On rare days we see the introduction of a brilliant prospect taking the field for the first time. Juan Soto’s electrifying coming out party on Monday was eagerly awaited albeit earlier than anticipated. Such great theater is the lifeblood of the sport. Baseball is always about anticipation. The next great thing is always seemingly just around the bend. There are other realities in play, however. The old Professor teaching Thermodynamics 101 invariably describes the so-called “Steady Flow Open System” with a simple phrase: “When a drop of water enters on one end another surely exits on the other.” As Soto’s career was launched to bright lights and loud cheering another baseball career surely faded-to-black quietly far from view.
Baseball players are part of a system. The 750 players on the Active Rosters of MLB teams represent the tip of the iceberg. There are 248 Minor League teams with a typical roster size of 20 per affiliate yielding somewhere near 5000 players. Below that are the development centers. The youngsters in the Dominican Republic at the Nationals’ facility celebrating Soto’s inaugural home run were part of the off-radar feeder system. Add in the College and High School draftees and the picture starts to emerge of salmon fighting upstream log-jammed at a weir gate. Some will winnow through. Only approximately 10-percent of the 1200+ annual draftees will ever wear a Major League uniform. But, then, someone has to leave the stream. It is easy to lose sight of a player in the continuous churn of roster shuffling. In the last week there have been a total 225 MLB roster transactions. The average across the teams is 7.5 transactions in a week…one a day.
“Every new beginning comes from some other beginning’s end.” — Dan Wilson
The number of Major League players retiring in any given year is roughly 350 based upon data from 2010 through 2014. The average MLB service for the 2014 retiree class was 5.75 years. Roughly 20-percent had ten or more years of service. Slightly over half of them had less than five years. Then there are the 14-percent who had one year or one partial year of service. The average length of service for the 2014 retiree class was 6.25 years. The median was 4 years. Life may come at you fast. But, a typical MLB career is life in hyper-drive.
“This is the way the world ends
This is the way the world ends
This is the way the world ends
Not with a bang but a whimper.”T.S. Elliot
When we think of players leaving the game we tend to remember the greats. There will be four players getting their numbers retired this year; Alan Trammell, Barry Bonds, Jack Morris , and the late Roy Halladay. Amid bunting and ceremony such occasions bring back wonderful memories. The other 99-percent of those who have left the game don’t receive such honors. For many the final moments of their career are spent in a manager’s office, typically in some third or fourth-tier town in a Single-A affiliate like Kannapolis, NC far from the bright lights. Some will meet the end while sitting across the desk from a grim-faced Orthopedic Doctor. Or they could simply depart at a season’s end only to wait for a phone call that never comes.

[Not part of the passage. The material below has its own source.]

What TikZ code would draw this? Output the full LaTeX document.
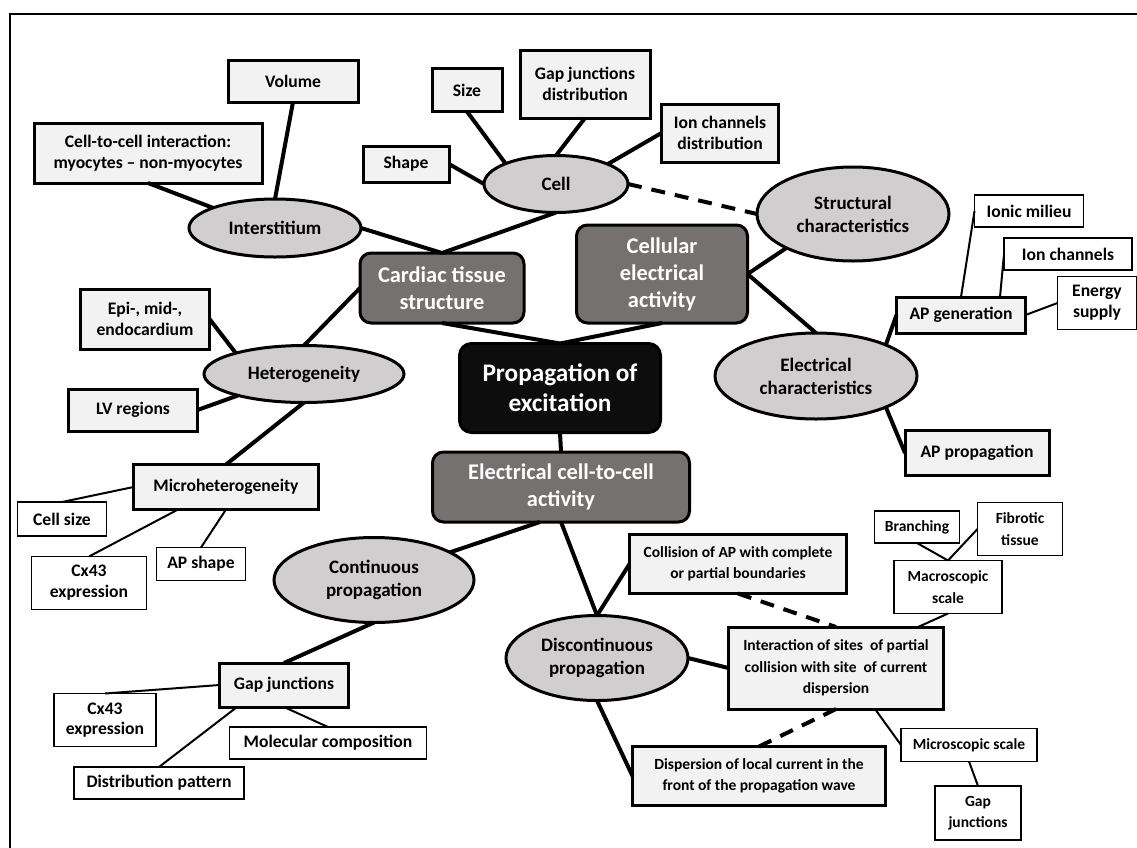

On the lowland islands of the Chesapeake Bay the Watermen make their living on the work boats. It provides a deck upon which to harvest the Bay’s riches. Wooden boats are like any machine; in time they wear out. For many years when a boat had reached the end of the line the islanders would remove the engine and anything of use. They would wait for a flood tide to come so they could take it far up into a gut of a marsh, drive in a painter pole, tie the old girl up tight, and then leave it to die. If you ever get a chance to fly over those vast marshes you will see their white outlines against the marsh grass. Their gunwales resemble an outline sketch filled with shallow mud. Over time they rot into the ooze becoming part of the soft, saturated land all the while shedding ragged, fist-sized flakes of long ago lovingly-applied paint. They stand alone in stillness while the Bay continues life around them in her timeless rhythm.
Juan Soto’s arrival is surely a cause for celebration. Somewhere, someone is simultaneously leaving the game without fanfare or attention. Left to rot in the tidal mud, a career goes slowly into the night with the game within sight, but out of reach. Such is the nature of the system.